[WRITTEN PROBLEM] Output the lines from the top of the entries below to the line with "Chart.register(...registerables);", both included, exactly and without pictures.

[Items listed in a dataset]
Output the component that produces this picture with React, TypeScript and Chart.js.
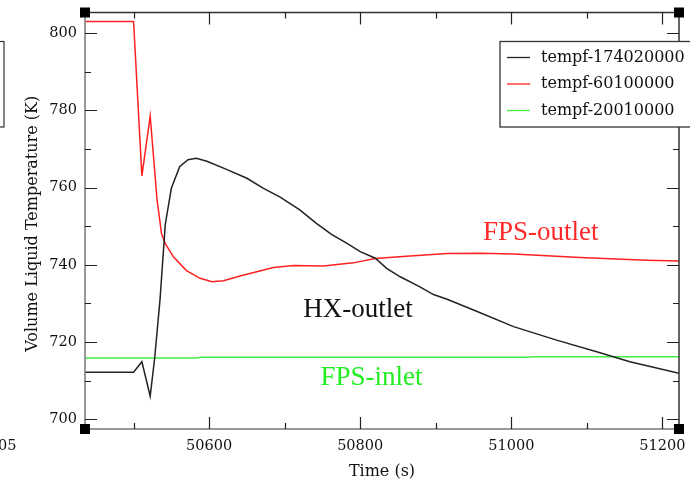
import { useEffect, useRef } from "react";
import { Chart, registerables } from "chart.js";

Chart.register(...registerables);

// ---- Data ----
const hxTime = [50436, 50500, 50511, 50522, 50528, 50535, 50542, 50550, 50561, 50572, 50583, 50597, 50623, 50650, 50672, 50694, 50720, 50742, 50762, 50782, 50800, 50820, 50835, 50853, 50879, 50897, 50915, 50950, 51003, 51060, 51113, 51157, 51222];
const hxTemp = [712.2, 712.2, 714.9, 706.0, 716.0, 731.0, 750.5, 759.8, 765.4, 767.2, 767.6, 766.8, 764.7, 762.4, 759.8, 757.5, 754.2, 750.7, 747.9, 745.6, 743.4, 741.7, 739.1, 736.9, 734.3, 732.3, 731.1, 728.3, 724.0, 720.5, 717.5, 714.9, 711.9];

const fpsOutTime = [50436, 50500, 50511, 50522, 50531, 50537, 50542, 50553, 50570, 50588, 50604, 50619, 50641, 50667, 50685, 50712, 50751, 50791, 50820, 50866, 50915, 50960, 51003, 51091, 51179, 51222];
const fpsOutTemp = [803.0, 803.0, 763.0, 778.5, 757.0, 748.0, 745.5, 742.0, 738.5, 736.5, 735.6, 735.9, 737.1, 738.4, 739.3, 739.8, 739.7, 740.5, 741.6, 742.3, 742.9, 743.0, 742.8, 741.9, 741.2, 741.0];

const fpsInTime = [50436, 50583, 50590, 51020, 51030, 51222];
const fpsInTemp = [715.9, 715.9, 716.1, 716.1, 716.2, 716.2];

const seriesLabels = ["tempf-174020000", "tempf-60100000", "tempf-20010000"];
const seriesColors = ["#222222", "#ff2020", "#44ee44"];

const xMajorTicks = [50600, 50800, 51000, 51200];
const xMinorTicks = [50500, 50700, 50900, 51100];
const yMajorTicks = [700, 720, 740, 760, 780, 800];
const yMinorTicks = [710, 730, 750, 770, 790];

const xRange = [50435.7, 51222];
const yRange = [697.5, 805.3];

const notes = [
  { text: "FPS-outlet", x: 51039, y: 748.2, color: "#ff2a2a" },
  { text: "HX-outlet", x: 50797, y: 728.3, color: "#111111" },
  { text: "FPS-inlet", x: 50815, y: 710.7, color: "#22ee22" },
];

const toPoints = (t: number[], v: number[]) => t.map((x, i) => ({ x, y: v[i] }));

const decorPlugin = {
  id: "decor",
  afterDatasetsDraw(chart: any) {
    const ctx = chart.ctx as CanvasRenderingContext2D;
    const { left, right, top, bottom } = chart.chartArea;
    const xs = chart.scales.x;
    const ys = chart.scales.y;
    ctx.save();

    // frame
    ctx.lineWidth = 1.5;
    ctx.strokeStyle = "#333";
    ctx.beginPath();
    ctx.moveTo(left, top); ctx.lineTo(right, top);
    ctx.moveTo(right, top); ctx.lineTo(right, bottom);
    ctx.stroke();
    ctx.strokeStyle = "#777";
    ctx.beginPath();
    ctx.moveTo(left, top); ctx.lineTo(left, bottom);
    ctx.moveTo(left, bottom); ctx.lineTo(right, bottom);
    ctx.stroke();

    // ticks
    ctx.strokeStyle = "#222";
    ctx.lineWidth = 1.2;
    const drawX = (v: number, len: number) => {
      const px = Math.round(xs.getPixelForValue(v)) + 0.5;
      ctx.beginPath();
      ctx.moveTo(px, bottom); ctx.lineTo(px, bottom - len);
      ctx.moveTo(px, top); ctx.lineTo(px, top + len);
      ctx.stroke();
    };
    const drawY = (v: number, len: number) => {
      const py = Math.round(ys.getPixelForValue(v)) + 0.5;
      ctx.beginPath();
      ctx.moveTo(left, py); ctx.lineTo(left + len, py);
      ctx.moveTo(right, py); ctx.lineTo(right - len, py);
      ctx.stroke();
    };
    xMajorTicks.forEach((v) => drawX(v, 12));
    xMinorTicks.forEach((v) => drawX(v, 6));
    yMajorTicks.forEach((v) => drawY(v, 12));
    yMinorTicks.forEach((v) => drawY(v, 6));

    // tick labels
    ctx.fillStyle = "#111";
    ctx.font = "14.5px 'DejaVu Serif'";
    ctx.textAlign = "center";
    ctx.textBaseline = "middle";
    xMajorTicks.forEach((v) => ctx.fillText(String(v), xs.getPixelForValue(v), bottom + 17));
    ctx.textAlign = "right";
    yMajorTicks.forEach((v) => ctx.fillText(String(v), left - 8, ys.getPixelForValue(v)));
    // cropped fragment of a neighbouring label
    ctx.textAlign = "left";
    ctx.fillText("05", -2, bottom + 17);

    // axis titles
    ctx.font = "16px 'DejaVu Serif'";
    ctx.textAlign = "center";
    ctx.fillText("Time (s)", (left + right) / 2, bottom + 43);
    ctx.save();
    ctx.translate(33, (top + bottom) / 2 + 3);
    ctx.rotate(-Math.PI / 2);
    ctx.fillText("Volume Liquid Temperature (K)", 0, 0);
    ctx.restore();

    // corner squares
    ctx.fillStyle = "#000";
    const sq = 10;
    [[left, top], [right, top], [left, bottom], [right, bottom]].forEach(([x, y]) => {
      ctx.fillRect(x - sq / 2, y - sq / 2, sq, sq);
    });

    // cropped box fragment at far left
    ctx.strokeStyle = "#333";
    ctx.lineWidth = 1.2;
    ctx.strokeRect(-10, 41.5, 14, 85.5);

    // legend
    const lx = 500, ly = 41.5, lw = 200, lh = 85.5;
    ctx.fillStyle = "#fff";
    ctx.fillRect(lx, ly, lw, lh);
    ctx.strokeStyle = "#333";
    ctx.lineWidth = 1.3;
    ctx.strokeRect(lx, ly, lw, lh);
    ctx.font = "16px 'DejaVu Serif'";
    ctx.textAlign = "left";
    ctx.textBaseline = "middle";
    chart.data.datasets.forEach((ds: any, i: number) => {
      const yy = 57.5 + i * 26.5;
      ctx.strokeStyle = ds.borderColor;
      ctx.lineWidth = 1.3;
      ctx.beginPath();
      ctx.moveTo(507, yy); ctx.lineTo(530, yy);
      ctx.stroke();
      ctx.fillStyle = "#111";
      ctx.fillText(ds.label, 541, yy);
    });

    // annotations
    ctx.font = "27px 'Liberation Serif'";
    ctx.textAlign = "center";
    ctx.textBaseline = "middle";
    notes.forEach((n) => {
      ctx.fillStyle = n.color;
      ctx.fillText(n.text, xs.getPixelForValue(n.x), ys.getPixelForValue(n.y));
    });

    ctx.restore();
  },
};

export default function App() {
  const ref = useRef<HTMLCanvasElement | null>(null);
  useEffect(() => {
    if (!ref.current) return;
    const chart = new Chart(ref.current, {
      type: "line",
      data: {
        datasets: [
          { label: seriesLabels[0], data: toPoints(hxTime, hxTemp), borderColor: seriesColors[0] },
          { label: seriesLabels[1], data: toPoints(fpsOutTime, fpsOutTemp), borderColor: seriesColors[1] },
          { label: seriesLabels[2], data: toPoints(fpsInTime, fpsInTemp), borderColor: seriesColors[2] },
        ],
      },
      options: {
        animation: false,
        responsive: false,
        devicePixelRatio: 1,
        layout: { padding: { left: 85, right: 11, top: 12.5, bottom: 53 } },
        elements: {
          point: { radius: 0 },
          line: { borderWidth: 1.5, tension: 0 },
        },
        scales: {
          x: { type: "linear", display: false, min: xRange[0], max: xRange[1] },
          y: { type: "linear", display: false, min: yRange[0], max: yRange[1] },
        },
        plugins: { legend: { display: false }, tooltip: { enabled: false } },
      },
      plugins: [decorPlugin],
    });
    return () => chart.destroy();
  }, []);
  return (
    <div style={{ position: "fixed", left: 0, top: 0, width: 690, height: 482, background: "#fff" }}>
      <canvas ref={ref} width={690} height={482} style={{ display: "block" }} />
    </div>
  );
}
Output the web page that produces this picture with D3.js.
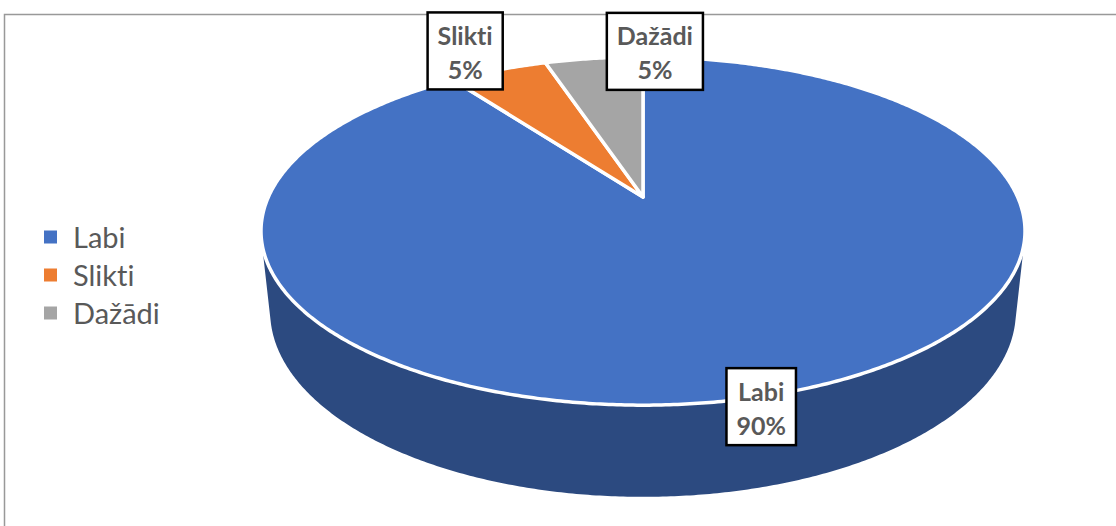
<!DOCTYPE html>
<html>
<head>
<meta charset="utf-8">
<script src="https://cdn.jsdelivr.net/npm/d3@7"></script>
<style>
  body { margin: 0; background: #fff; }
  svg { display: block; }
  text { font-variant-ligatures: none; font-feature-settings: "liga" 0; }
</style>
</head>
<body>
<div id="chart-area"></div>
<script>
// data
const categories = ["Labi", "Slikti", "Dažādi"];
const values = [90, 5, 5];
const colors = ["#4472C4", "#ED7D31", "#A5A5A5"];
const sideColors = ["#2C4A80", "#B45E24", "#7C7C7C"];

const full_width = 1116, full_height = 526;

// 3D view of the disc (perspective camera, distance = 1)
const view = { cx: 643, cy: 197, F: 1713, R: 0.2187, h: 0.0528, sinP: 0.447, cosP: 0.894 };

// label placement: radial factor + nudge from projected mid-angle point
const labelLayout = [
    { k: 1.0, dx: -24, dy: 14 },
    { k: 1.0, dx: -33, dy: -19 },
    { k: 1.0, dx: 61, dy: -7 }
];

const svg = d3.select("#chart-area")
    .append("svg")
    .attr("width", full_width)
    .attr("height", full_height);

// chart frame
svg.append("rect")
    .attr("x", 4.5).attr("y", 14.5)
    .attr("width", 1130).attr("height", 540)
    .attr("fill", "none")
    .attr("stroke", "#999")
    .attr("stroke-width", 1.5);

function project(theta, k, depth) {
    const X = k * view.R * Math.sin(theta),
        Z = -k * view.R * Math.cos(theta),
        Y = -depth * view.h;
    const d = 1 - Y * view.sinP - Z * view.cosP;
    return [view.cx + view.F * X / d, view.cy + view.F * (Z * view.sinP - Y * view.cosP) / d];
}

const data = categories.map((c, i) => ({ name: c, value: values[i] }));

const arcs = d3.pie().sort(null).value(d => d.value)(data);

const color = d3.scaleOrdinal().domain(categories).range(colors);
const sideColor = d3.scaleOrdinal().domain(categories).range(sideColors);

const step = Math.PI / 360;
function sample(a0, a1) {
    const n = Math.max(2, Math.ceil((a1 - a0) / step));
    return d3.range(n + 1).map(i => a0 + (a1 - a0) * i / n);
}

const line = d3.line();

// visible range of the outer wall
const thetaVis = Math.acos(-view.R / view.cosP);
const visLo = thetaVis, visHi = 2 * Math.PI - thetaVis;

const g = svg.append("g");

// walls
arcs.forEach(a => {
    const a0 = Math.max(a.startAngle, visLo), a1 = Math.min(a.endAngle, visHi);
    if (a1 <= a0) return;
    const ts = sample(a0, a1);
    const pts = ts.map(t => project(t, 1, 0)).concat(ts.slice().reverse().map(t => project(t, 1, 1)));
    g.append("path")
        .attr("d", line(pts) + "Z")
        .attr("fill", sideColor(a.data.name))
        .attr("stroke", "none");
});

// top faces
g.selectAll("path.top")
    .data(arcs)
    .enter()
    .append("path")
        .attr("class", "top")
        .attr("d", a => {
            const pts = [project(0, 0, 0)].concat(sample(a.startAngle, a.endAngle).map(t => project(t, 1, 0)));
            return line(pts) + "Z";
        })
        .attr("fill", a => color(a.data.name))
        .attr("stroke", "#fff")
        .attr("stroke-width", 3.5)
        .attr("stroke-linejoin", "round");

// data labels
const total = d3.sum(values);
const labels = svg.selectAll("g.label")
    .data(arcs)
    .enter()
    .append("g")
        .attr("class", "label")
        .attr("transform", (a, i) => {
            const mid = (a.startAngle + a.endAngle) / 2;
            const p = project(mid, labelLayout[i].k, 0);
            return "translate(" + (p[0] + labelLayout[i].dx) + "," + (p[1] + labelLayout[i].dy) + ")";
        });

labels.each(function(a) {
    const lg = d3.select(this);
    const box = lg.append("rect");
    const t1 = lg.append("text")
        .attr("y", -6)
        .text(a.data.name);
    const t2 = lg.append("text")
        .attr("y", 28)
        .text(Math.round(a.value / total * 100) + "%");
    lg.selectAll("text")
        .attr("text-anchor", "middle")
        .attr("font-family", "Lato, 'Open Sans', sans-serif")
        .attr("font-weight", "bold")
        .attr("font-size", "25px")
        .attr("fill", "#595959");
    const w = Math.max(t1.node().getComputedTextLength(), t2.node().getComputedTextLength()) + 20;
    box.attr("x", -w / 2).attr("y", -38.5)
        .attr("width", w).attr("height", 77)
        .attr("fill", "#fff")
        .attr("stroke", "#000")
        .attr("stroke-width", 2.5);
});

// legend
const legend = svg.append("g")
    .attr("transform", "translate(44, 237)");

const items = legend.selectAll("g")
    .data(categories)
    .enter()
    .append("g")
        .attr("transform", (d, i) => "translate(0," + (i * 38) + ")");

items.append("rect")
    .attr("x", 0).attr("y", -6.5)
    .attr("width", 13).attr("height", 13)
    .attr("fill", d => color(d));

items.append("text")
    .attr("x", 29)
    .attr("y", 11)
    .attr("font-family", "Lato, 'Open Sans', sans-serif")
    .attr("font-size", "29px")
    .attr("fill", "#595959")
    .text(d => d);
</script>
</body>
</html>
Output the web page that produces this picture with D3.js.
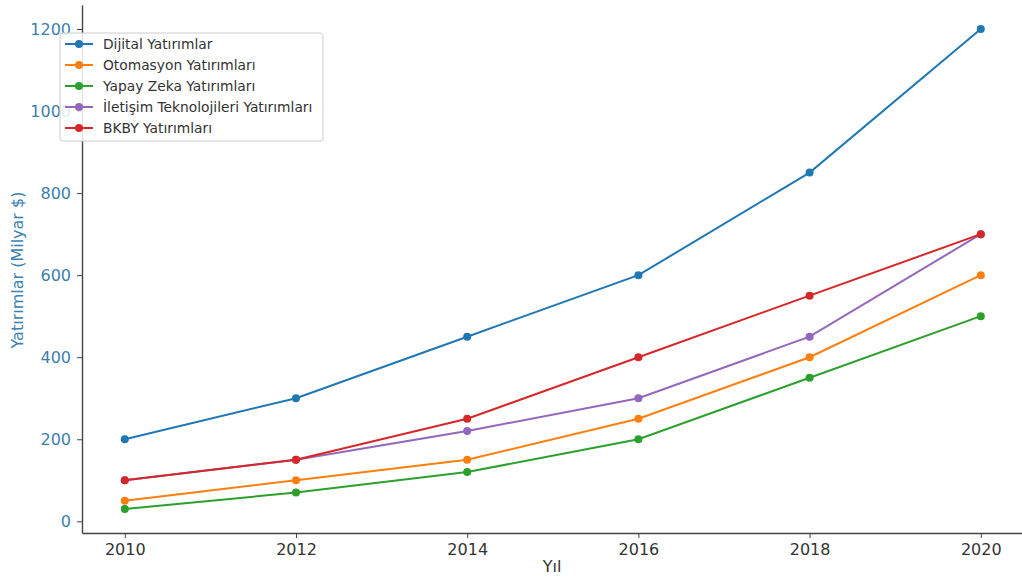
<!DOCTYPE html>
<html>
<head>
<meta charset="utf-8">
<script src="https://cdn.jsdelivr.net/npm/d3@7"></script>
<style>
  body { margin: 0; background: #fff; }
  svg { font-family: "DejaVu Sans", sans-serif; }
</style>
</head>
<body>
<svg id="chart" width="1022" height="578"></svg>
<script>
const years = [2010, 2012, 2014, 2016, 2018, 2020];
const seriesNames = ["Dijital Yatırımlar", "Otomasyon Yatırımları", "Yapay Zeka Yatırımları", "İletişim Teknolojileri Yatırımları", "BKBY Yatırımları"];
const dijital = [200, 300, 450, 600, 850, 1200];
const otomasyon = [50, 100, 150, 250, 400, 600];
const yapayZeka = [30, 70, 120, 200, 350, 500];
const iletisim = [100, 150, 220, 300, 450, 700];
const bkby = [100, 150, 250, 400, 550, 700];
const yTicks = [0, 200, 400, 600, 800, 1000, 1200];
const colors = ["#1f77b4", "#ff7f0e", "#2ca02c", "#9467bd", "#d62728"];

const allSeries = [dijital, otomasyon, yapayZeka, iletisim, bkby];

const svg = d3.select("#chart");

const x = d3.scaleLinear()
    .domain([2009.5, 2020.5])
    .range([82, 1023.6]);

const y = d3.scaleLinear()
    .domain([-28.5, 1258.5])
    .range([533, 5]);

// axes
const xAxis = svg.append("g")
    .attr("transform", "translate(0,533)")
    .call(d3.axisBottom(x).tickValues(years).tickFormat(d3.format("d"))
        .tickSize(5).tickSizeOuter(0).tickPadding(6));
xAxis.select(".domain").attr("stroke", "#444").attr("stroke-width", 1.4);
xAxis.selectAll(".tick line").attr("stroke", "#444");
xAxis.selectAll("text").attr("font-size", 16).attr("fill", "#333")
    .attr("font-family", "DejaVu Sans");

const yAxis = svg.append("g")
    .attr("transform", "translate(82,0)")
    .call(d3.axisLeft(y).tickValues(yTicks).tickFormat(d3.format("d"))
        .tickSize(5).tickSizeOuter(0).tickPadding(6));
yAxis.select(".domain").attr("stroke", "#444").attr("stroke-width", 1.4);
yAxis.selectAll(".tick line").attr("stroke", "#444");
yAxis.selectAll("text").attr("font-size", 16).attr("fill", "#3d7fab")
    .attr("font-family", "DejaVu Sans");

svg.append("text")
    .attr("x", 552).attr("y", 572)
    .attr("text-anchor", "middle")
    .attr("font-size", 16).attr("fill", "#333")
    .text("Yıl");

svg.append("text")
    .attr("transform", "translate(23,270) rotate(-90)")
    .attr("text-anchor", "middle")
    .attr("font-size", 16).attr("fill", "#3a82b3")
    .text("Yatırımlar (Milyar $)");

// lines
const line = d3.line()
    .x((d, i) => x(years[i]))
    .y(d => y(d));

allSeries.forEach((vals, k) => {
    svg.append("path")
        .datum(vals)
        .attr("fill", "none")
        .attr("stroke", colors[k])
        .attr("stroke-width", 2)
        .attr("d", line);
    svg.selectAll(".pt" + k)
        .data(vals)
        .enter().append("circle")
        .attr("cx", (d, i) => x(years[i]))
        .attr("cy", d => y(d))
        .attr("r", 4)
        .attr("fill", colors[k]);
});

// legend
const legend = svg.append("g").attr("transform", "translate(60,33)");
legend.append("rect")
    .attr("width", 263).attr("height", 108)
    .attr("rx", 3)
    .attr("fill", "#fff").attr("fill-opacity", 0.85)
    .attr("stroke", "#ccc");
seriesNames.forEach((name, k) => {
    const row = legend.append("g").attr("transform", `translate(0,${11 + k * 21})`);
    row.append("line")
        .attr("x1", 5).attr("x2", 33)
        .attr("stroke", colors[k]).attr("stroke-width", 2);
    row.append("circle")
        .attr("cx", 19).attr("r", 4).attr("fill", colors[k]);
    row.append("text")
        .attr("x", 43).attr("dy", "0.35em")
        .attr("font-size", 13.8).attr("fill", "#333")
        .text(name);
});
</script>
</body>
</html>
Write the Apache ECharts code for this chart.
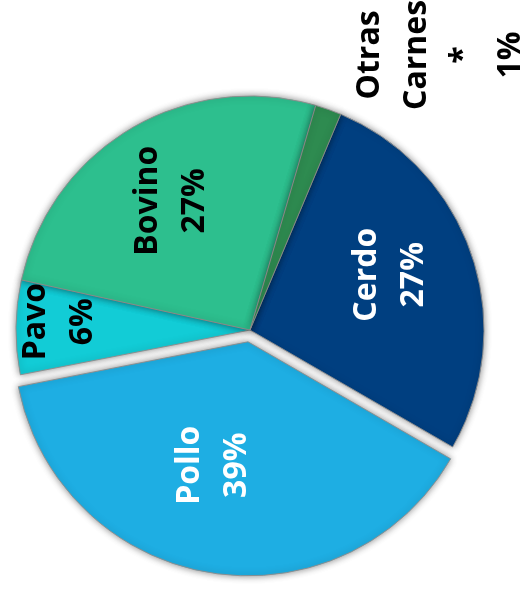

[RESULT OF THIS EXERCISE]
Output the component that produces this picture with React, TypeScript and Chart.js.
import { useEffect, useRef } from "react";
import { Chart, registerables } from "chart.js";

Chart.register(...registerables);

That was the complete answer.